Petitioner Gerardo Francisco Navas, a native and citizen of El Salvador, entered the United States without inspection as a child in or about 1987. He obtained legal permanent resident status on April 12, 1996. On March 26, 2018, Petitioner was served with a notice to appear ("NTA") alleging that he had been convicted of an aggravated felony in 2016 and was consequently removable.
The immigration judge ("IJ") found Petitioner removable. Subsequently, Petitioner filed an application for asylum, withholding of removal, and Convention Against Torture ("CAT") relief. Petitioner also filed a motion to terminate proceedings, arguing that the IJ lacked jurisdiction because the NTA did not include a date, time, or location of the hearing. The IJ denied Petitioner's motion to terminate. Following his individual hearing, the IJ denied Petitioner's application for asylum, withholding of removal, and CAT relief. Petitioner appealed to the Board of Immigration Appeals ("BIA"), challenging only the IJ's determination that he was ineligible for CAT relief. The BIA dismissed his appeal.
The petition for review before us argues that the IJ lacked jurisdiction because the NTA was deficient; that the IJ erred in finding that Petitioner's conviction was for a "particularly serious crime"; and that the BIA's determination that Petitioner did not show a likelihood of torture was not supported by substantial evidence. We dismiss the petition in part and deny it in in part.
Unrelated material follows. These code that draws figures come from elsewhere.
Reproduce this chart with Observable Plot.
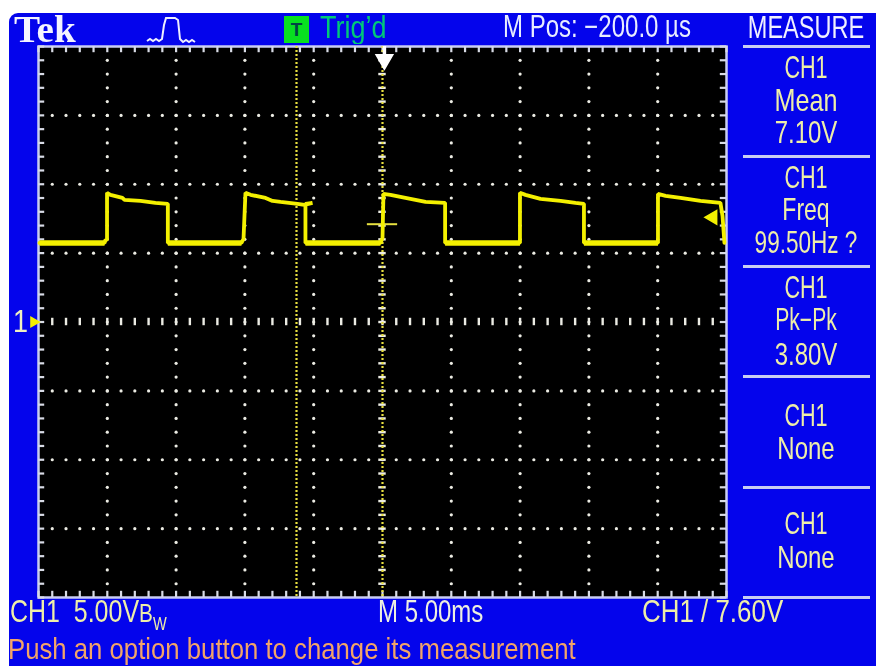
<!DOCTYPE html>
<html><head><meta charset="utf-8">
<script src="https://cdn.jsdelivr.net/npm/d3@7"></script>
<script src="https://cdn.jsdelivr.net/npm/@observablehq/plot@0.6"></script>
<style>
html,body{margin:0;padding:0;background:#fff;width:876px;height:666px;overflow:hidden}
#stage{position:relative;width:876px;height:666px;filter:blur(.6px)}
#scope{position:absolute;left:9px;top:13px;width:867px;height:653px;background:#0404ec;border-top-left-radius:9px}
#chart{position:absolute;left:0;top:0}
.t{position:absolute;white-space:pre;font-family:"Liberation Sans",sans-serif;font-size:24px;line-height:28px;color:#eeeea8}
.r{position:absolute;left:743px;width:127px;height:3px;background:#c9cdf2}
</style></head><body>
<div id="stage"><div id="scope"></div><div id="chart"></div></div>
<script>
const traceMs=[-24.93,-20.20,-20.13,-20.02,-20.02,-19.77,-18.90,-18.75,-17.59,-16.50,-15.60,-15.60,-10.25,-10.10,-9.96,-9.59,-8.50,-7.99,-7.41,-6.18,-5.67,-5.09,-5.60,-5.60,-0.15,0,0.07,0.58,2.03,3.13,4.55,4.55,9.99,9.99,10.39,11.48,12.94,14.03,14.64,14.64,20.02,20.02,20.57,21.66,23.11,24.56,24.71,24.85];
const traceVolts=[5.74,5.74,5.96,5.96,9.38,9.23,9.01,8.87,8.79,8.65,8.58,5.74,5.74,6.03,9.38,9.23,9.01,8.79,8.72,8.58,8.50,8.65,8.58,5.74,5.74,6.10,9.30,9.23,8.94,8.72,8.65,5.74,5.74,9.38,9.23,8.94,8.79,8.65,8.58,5.74,5.74,9.30,9.16,9.01,8.79,8.65,7.70,5.74];
const meanVolts=7.10, triggerVolts=7.60, triggerMs=0.14, cursorMs=-6.25;
const measureText=["MEASURE","CH1","Mean","7.10V","CH1","Freq","99.50Hz ?","CH1","Pk\u2212Pk","3.80V","CH1","None","CH1","None"];

const measureY=[28,68,101,133,178,210,243,288,320,355,416,449,524,558];
const measureSx=[0.98,0.9,1.05,1,0.9,0.96,0.94,0.9,0.88,1,0.9,1,0.9,1];
const dividerRows=[46,156,266,376,487,597];
const trace=traceMs.map((t,i)=>({t,v:traceVolts[i]}));
const lows=d3.pairs(trace).filter(([a,b])=>a.v<6&&b.v<6&&b.t-a.t>1);
const xTicks=d3.range(-25,25.01,1), yTicks=d3.range(-20,20.01,1);
const xMajor=xTicks.filter(d=>d%5===0&&Math.abs(d)<25), yMajor=yTicks.filter(d=>d%5===0&&Math.abs(d)<20);
const cross=(xs,ys)=>xs.flatMap(x=>ys.map(y=>({x,y})));
const gridCol="#ecece4", tickCol="#d8dbe6", yel="#f4f000";
const inner=(a,d)=>a.filter(v=>Math.abs(v)<d);

const svg=Plot.plot({
  width:876,height:666,marginLeft:38,marginRight:150,marginTop:46,marginBottom:69,
  style:{background:"transparent"},
  x:{domain:[-25,25],axis:null},y:{domain:[-20,20],axis:null},
  marks:[
    Plot.frame({fill:"#000",stroke:"#c9cdf2",strokeWidth:2.5}),
    Plot.dot(cross(xMajor.filter(d=>d!==0),inner(yTicks,20)),{x:"x",y:"y",r:1.6,fill:gridCol}),
    Plot.dot(cross(inner(xTicks,25),yMajor.filter(d=>d!==0)),{x:"x",y:"y",r:1.6,fill:gridCol}),
    Plot.ruleX(inner(xTicks,25),{x:d=>d,y1:-0.27,y2:0.27,stroke:gridCol,strokeWidth:2.4}),
    Plot.ruleY(inner(yTicks,20),{y:d=>d,x1:-0.27,x2:0.27,stroke:gridCol,strokeWidth:2.4}),
    Plot.ruleX(xTicks,{x:d=>d,y1:20,y2:19.55,stroke:tickCol,strokeWidth:2.2}),
    Plot.ruleX(xTicks,{x:d=>d,y1:-20,y2:-19.55,stroke:tickCol,strokeWidth:2.2}),
    Plot.ruleY(yTicks,{y:d=>d,x1:-25,x2:-24.55,stroke:tickCol,strokeWidth:2.2}),
    Plot.ruleY(yTicks,{y:d=>d,x1:25,x2:24.55,stroke:tickCol,strokeWidth:2.2}),
    Plot.ruleX([cursorMs,0],{stroke:"#e8e040",strokeWidth:2.2,strokeDasharray:"2 2"}),
    Plot.ruleY([meanVolts],{x1:-1.1,x2:1.1,stroke:"#e6e040",strokeWidth:2}),
    Plot.link(lows,{x1:d=>d[0].t,x2:d=>d[1].t,y1:d=>d[0].v,y2:d=>d[1].v,stroke:yel,strokeWidth:5.5,strokeLinecap:"butt"}),
    Plot.line(trace,{x:"t",y:"v",stroke:yel,strokeWidth:3.8,curve:"linear",strokeLinejoin:"miter"}),
    Plot.ruleX([triggerMs],{y1:20,y2:18.6,stroke:"#fff",strokeWidth:3.5}),
    Plot.dot([triggerMs],{x:d=>d,y:[19.05],symbol:"triangle2",r:8,rotate:180,fill:"#fff",stroke:"#fff"}),
    Plot.dot([triggerVolts],{x:[24.0],y:d=>d,symbol:"triangle2",r:6.5,rotate:-90,fill:yel,stroke:yel}),
    Plot.dot([0],{x:[-25.35],y:d=>d,symbol:"triangle2",r:4.5,rotate:90,fill:yel,stroke:yel})
  ]});
const stage=document.getElementById("stage");
document.getElementById("chart").append(svg);
function put(text,x,y,opt={}){
  const e=document.createElement("div");
  e.className="t";
  e.innerHTML=text;
  e.style.left=x+"px"; e.style.top=(y-14)+"px";
  if(opt.color)e.style.color=opt.color;
  if(opt.size)e.style.fontSize=opt.size+"px";
  if(opt.css)e.style.cssText+=opt.css;
  const sx=opt.sx??1, sy=opt.sy??1.28;
  e.style.transform=(opt.center?"translateX(-50%) ":"")+`scale(${sx},${sy})`;
  e.style.transformOrigin=opt.center?"50% 50%":"0 50%";
  stage.append(e);
}
measureText.forEach((s,i)=>put(s,806,measureY[i],{center:true,sx:measureSx[i],color:i?undefined:"#f0f0ff"}));
for(const y of dividerRows){const r=document.createElement("div");r.className="r";r.style.top=(y-1)+"px";stage.append(r);}
put("Tek",14,29,{size:38,sy:1,sx:1.03,color:"#f4f4ff",css:"font-family:'Liberation Serif';font-weight:bold"});
put("M Pos: \u2212200.0 \u00b5s",503,27,{color:"#e8ecff"});
put("Trig\u2019d",320,26,{color:"#00c878",size:25,sx:1.08});
const tb=document.createElement("div");
tb.textContent="T";
tb.style.cssText="position:absolute;left:284px;top:16px;width:25px;height:27px;background:#08e020;color:#044;font:bold 19px/28px 'Liberation Sans';text-align:center";
stage.append(tb);
const ns="http://www.w3.org/2000/svg";
const ic=document.createElementNS(ns,"svg");
ic.setAttribute("width",50);ic.setAttribute("height",30);
ic.style.cssText="position:absolute;left:146px;top:14px";
ic.innerHTML='<path d="M1 27l3-2 3 2 3-2 3 2 3-2 2-14 2-7h9l3 2 2 19 3 3 3-2 3 2 3-2 3 2" fill="none" stroke="#eef" stroke-width="2"/>';
stage.append(ic);
put("1",13,322,{size:27,sy:1.15,color:"#f0f0c0"});
put("CH1  5.00V<span style='font-size:20px'>B</span><sub style='font-size:14px;line-height:0'>W</sub>",10,612,{sx:1.04});
put("M 5.00ms",378,612,{color:"#eef0e0"});
put("CH1 / 7.60V",642,612,{sx:1.08});
put("Push an option button to change its measurement",8,649,{color:"#f2a468",size:24.5,sx:1.05,sy:1.2});
</script></body></html>
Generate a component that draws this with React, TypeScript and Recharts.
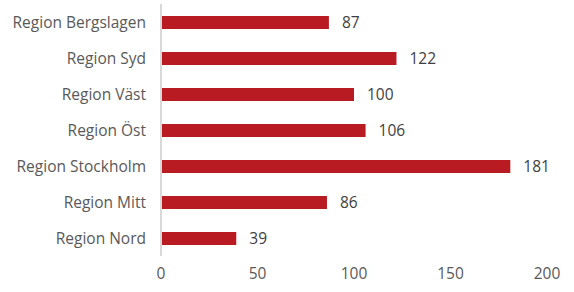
import { BarChart, Bar, XAxis, YAxis, LabelList } from "recharts";

const regions = [
  "Region Bergslagen",
  "Region Syd",
  "Region Väst",
  "Region Öst",
  "Region Stockholm",
  "Region Mitt",
  "Region Nord",
];
const counts = [87, 122, 100, 106, 181, 86, 39];
const xTicks = [0, 50, 100, 150, 200];

const data = regions.map((r, i) => ({ region: r, antal: counts[i] }));

const font = "'Open Sans', 'Noto Sans', sans-serif";

export default function App() {
  return (
    <div style={{ position: "absolute", left: 0, top: 0, background: "#fff" }}>
      <BarChart
        width={574}
        height={292}
        data={data}
        layout="vertical"
        margin={{ top: 4, right: 27, bottom: 6, left: 0 }}
        barCategoryGap={0}
      >
        <XAxis
          type="number"
          domain={[0, 200]}
          ticks={xTicks}
          axisLine={false}
          tickLine={false}
          tickSize={0}
          tickMargin={12}
          height={30}
          tick={{ fill: "#595959", fontSize: 15.5, fontFamily: font }}
        />
        <YAxis
          type="category"
          dataKey="region"
          width={161}
          axisLine={{ stroke: "#d9d9d9", strokeWidth: 2 }}
          tickLine={false}
          tickSize={0}
          tickMargin={15}
          tick={{ fill: "#595959", fontSize: 15.5, fontFamily: font }}
        />
        <Bar dataKey="antal" fill="#B81C22" barSize={13} isAnimationActive={false}>
          <LabelList
            dataKey="antal"
            position="right"
            offset={13}
            style={{ fill: "#404040", fontSize: 15.5, fontFamily: font }}
          />
        </Bar>
      </BarChart>
    </div>
  );
}
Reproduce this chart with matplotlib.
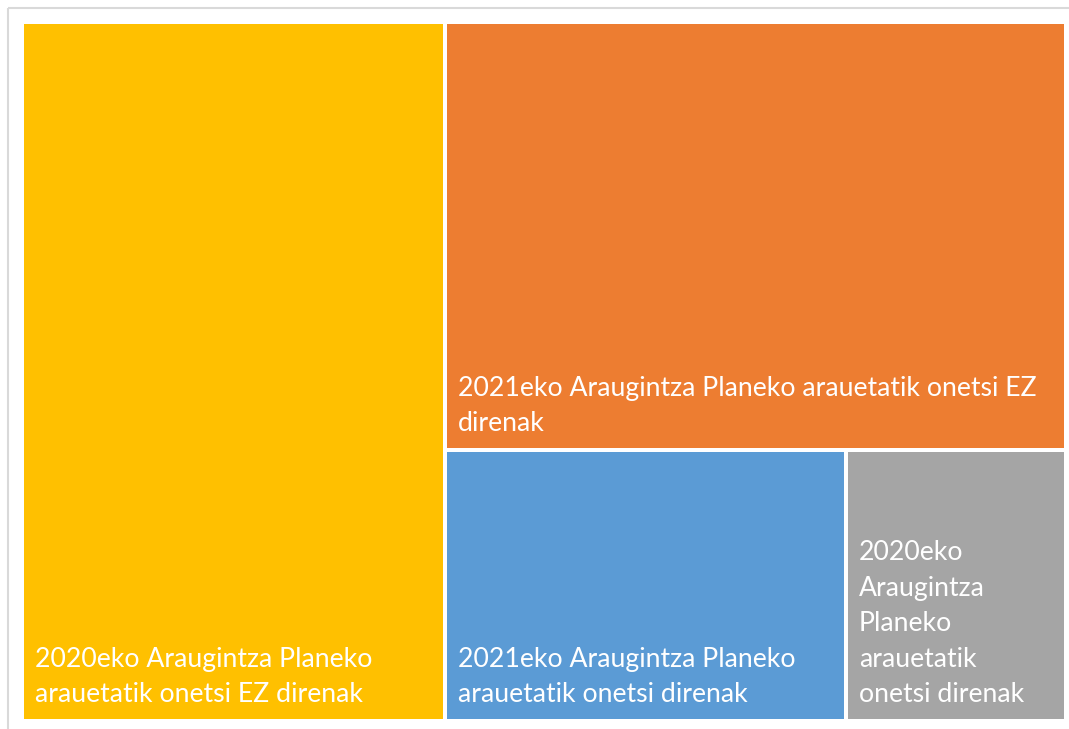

In his appeal to the BIA, Petitioner did not claim that the NTA was deficient.1Assuming Petitioner's failure to exhaust this purportedly jurisdictional challenge is not a bar to relief, Agonafer v. Sessions, 859 F.3d 1198, 1202 (9th Cir. 2017), the argument is directly foreclosed by Aguilar Fermin v. Barr, 958 F.3d 887, 895 (9th Cir. 2020) ("[T]he lack of time, date, and place in the NTA sent to [the petitioner] did not deprive the immigration court of jurisdiction over [their] case.").